When the war was over, Ichikawa continued campaigning for women’s suffrage. She and other women organized the Women’s Committee for Postwar Measures (Sengo taisaku fujin i’inkai) and continued to demand women’s suffrage from the government and various political parties. In 1953, she was elected as an independent member into the House of Councilors of the National Diet of Japan. There she campaigned against corruption and for political education for women in Japan and was very popular within the constituency: she was re-elected in 1959 and 1965, lost in 1971, but gained a great deal of votes in 1974.

The fact that she chose a path which led to full support and collaboration with a militarist regime does not negate her efforts and work for the women in Japan. Ichikawa Fusae’s life and work must be seen in an ambivalent way.

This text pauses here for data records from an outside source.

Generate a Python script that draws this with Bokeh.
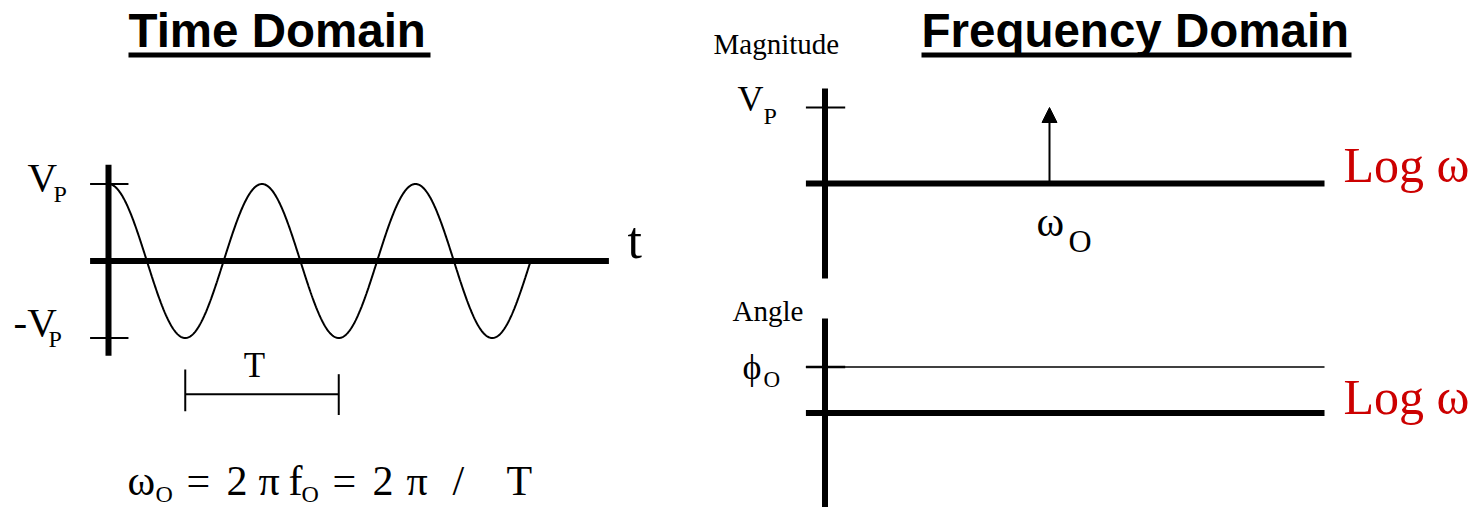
import numpy as np
from bokeh.plotting import figure
from bokeh.models import Range1d, Arrow, NormalHead
from bokeh.core.properties import value
from bokeh.embed import file_html
from bokeh.resources import INLINE

# ---------------- data (chart units) ----------------
VP = 1.0                  # peak amplitude
PERIOD = 1.0              # T
N_CYCLES = 2.75           # cycles drawn in the time domain
OMEGA_0_LOG = 2.0         # log10(omega_0): position of the spectral line
MAG_AT_OMEGA_0 = VP       # height of the spectral line
PHI_0 = 45.0              # constant phase angle (deg)

TITLES = ["Time Domain", "Frequency Domain"]
FORMULA_TOKENS = ["ω", "=", "2", "π", "f", "=", "2", "π", "/", "T"]
FORMULA_SUBS = ["O", "O"]

# ---------------- layout (page pixels) ----------------
W, H = 1477, 507
X0, X1, Y0, Y1 = 0, W, 0, H

def xr(origin, ppu):
    return Range1d(start=(X0 - origin) / ppu, end=(X1 - origin) / ppu)

def yr(origin, ppu):
    return Range1d(start=(origin - Y1) / ppu, end=(origin - Y0) / ppu)

p = figure(width=W, height=H, x_range=Range1d(X0, X1), y_range=Range1d(Y1, Y0),
           x_axis_type=None, y_axis_type=None, toolbar_location=None,
           output_backend="svg", min_border=0)
p.grid.visible = False
p.outline_line_color = None
p.background_fill_color = "white"
p.border_fill_color = "white"

p.extra_x_ranges = {"t": xr(108, 153.5), "lw": xr(824.5, 112.25)}
p.extra_y_ranges = {"v": yr(260.5, 77.0), "mag": yr(183.0, 76.0),
                    "ang": yr(412.5, 46.0 / 45.0)}

BLACK = "#000000"
RED = "#CC0000"
SERIF = value("Liberation Serif")
SANSB = value("Liberation Sans")
K_BASE = 0.38   # baseline compensation of the text renderer

# ---------------- time domain ----------------
t = np.linspace(0, N_CYCLES * PERIOD, 800)
v = VP * np.cos(2 * np.pi * t / PERIOD)
kw_t = dict(x_range_name="t", y_range_name="v", line_color=BLACK)
p.line([-0.12, 3.26], [0, 0], line_width=6, line_cap="butt", **kw_t)
p.line([0, 0], [-1.23, 1.25], line_width=6, line_cap="butt", **kw_t)
p.line([-0.12, 0.13], [VP, VP], line_width=2, **kw_t)
p.line([-0.12, 0.13], [-VP, -VP], line_width=2, **kw_t)
p.line(t, v, line_width=2, **kw_t)
# period bracket
p.line([0.5 * PERIOD, 1.5 * PERIOD], [-1.73, -1.73], line_width=2, **kw_t)
p.line([0.5 * PERIOD, 0.5 * PERIOD], [-1.41, -1.95], line_width=2, **kw_t)
p.line([1.5 * PERIOD, 1.5 * PERIOD], [-1.47, -2.0], line_width=2, **kw_t)

# ---------------- magnitude ----------------
kw_m = dict(x_range_name="lw", y_range_name="mag", line_color=BLACK)
p.line([-0.17, 4.45], [0, 0], line_width=6, line_cap="butt", **kw_m)
p.line([0, 0], [-1.25, 1.25], line_width=6, line_cap="butt", **kw_m)
p.line([-0.17, 0.18], [VP, VP], line_width=2, **kw_m)
p.add_layout(Arrow(x_start=OMEGA_0_LOG, y_start=0, x_end=OMEGA_0_LOG, y_end=MAG_AT_OMEGA_0,
                   x_range_name="lw", y_range_name="mag", line_width=2, line_color=BLACK,
                   end=NormalHead(size=15, fill_color=BLACK, line_color=BLACK, line_width=1)))

# ---------------- angle ----------------
kw_a = dict(x_range_name="lw", y_range_name="ang", line_color=BLACK)
p.line([0, 0], [-95, 92.4], line_width=6, line_cap="butt", **kw_a)
p.line([-0.17, 4.45], [0, 0], line_width=6, line_cap="butt", **kw_a)
p.line([-0.17, 4.45], [PHI_0, PHI_0], line_width=1.6, **kw_a)
p.line([-0.17, 0.18], [PHI_0, PHI_0], line_width=2.5, **kw_a)

# ---------------- texts ----------------
def txt(x, base, s, size, font=SERIF, color=BLACK, style="normal", align="left"):
    p.text(x=[x], y=[base - K_BASE * size], text=[s], text_font=font,
           text_font_size=value(f"{size}px"), text_color=color,
           text_font_style=style, text_align=align, text_baseline="alphabetic")

# titles + underlines
txt(128, 48, TITLES[0], 47.5, font=SANSB, style="bold")
txt(921, 48, TITLES[1], 47.5, font=SANSB, style="bold")
p.line([128, 430], [54.5, 54.5], line_width=5, line_color=BLACK)
p.line([921, 1351], [54.5, 54.5], line_width=5, line_color=BLACK)

# time-domain labels
txt(27, 192, "V", 41)
txt(53, 203, "P", 24)
txt(13, 337, "-V", 41)
txt(48, 348, "P", 24)
txt(627, 260, "t", 52)
txt(254, 378, "T", 35, align="center")

# formula
fx = [127, 186, 226, 258, 288, 332, 372, 406, 452, 506]
for xx, tok in zip(fx, FORMULA_TOKENS):
    txt(xx, 496, tok, 42)
txt(155, 503, FORMULA_SUBS[0], 24)
txt(301, 503, FORMULA_SUBS[1], 24)

# magnitude labels
txt(713, 55, "Magnitude", 29)
txt(737, 112, "V", 36)
txt(763, 125, "P", 24)
txt(1036, 237, "ω", 42)
txt(1068, 253, "O", 32)
txt(1343, 183, "Log ω", 50, color=RED)

# angle labels
txt(732, 322, "Angle", 29)
txt(742, 380, "ϕ", 36)
txt(763, 388, "O", 23)
txt(1343, 415, "Log ω", 50, color=RED)

open("out.html", "w").write(file_html(p, INLINE))
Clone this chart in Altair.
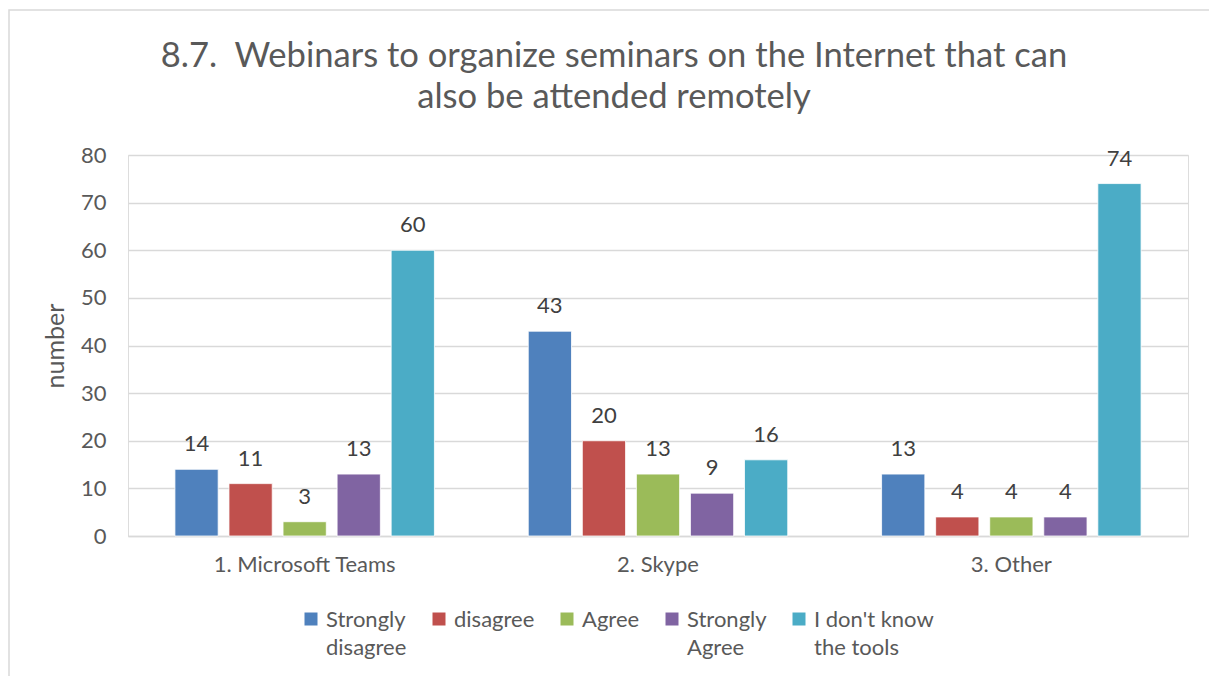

She was at once a collaborator with the Japanese state during wartime and a great contributor and pioneer to the Japanese women’s movement, especially to suffragism in the early 20th century and as a parliamentarian after the war, where she continued to commit herself to the women’s cause. 

References

Mackie, Vera: Feminism in Modern Japan, 2003.

Vavich, Dee Ann: The Japanese Woman’s Movement: Ichikawa Fusae, A Pioneer in Woman’s Suffrage, in: Monumenta Nipponica, Vol. 22, No. 3/4 (1967), p. 402-436.

Molony, Barbara: From „Mothers of Humanity“ to „Assisting the Emperor“: Gendered Be- longing in the Wartime Rhetoric of Japanese Feminist Ichikawa Fusae, in: Pacific Historical Review 80, No. 1 (2011), p. 1–27. 

Garon, Sheldon: Women’s Groups and the Japanese State: Contending Approaches to Political Integration, 1890-1945, in: The Journal of Japanese Studies 19, No. 1 (1993), p. 5–41. 

Ueno, Chizuko: Nationalism and Gender, Melbourne 2004. 

Tomida Hiroko (2005): The Association of New Women and its contribution to the Japanese women’s movement, Japan Forum, 17:1, 49-68.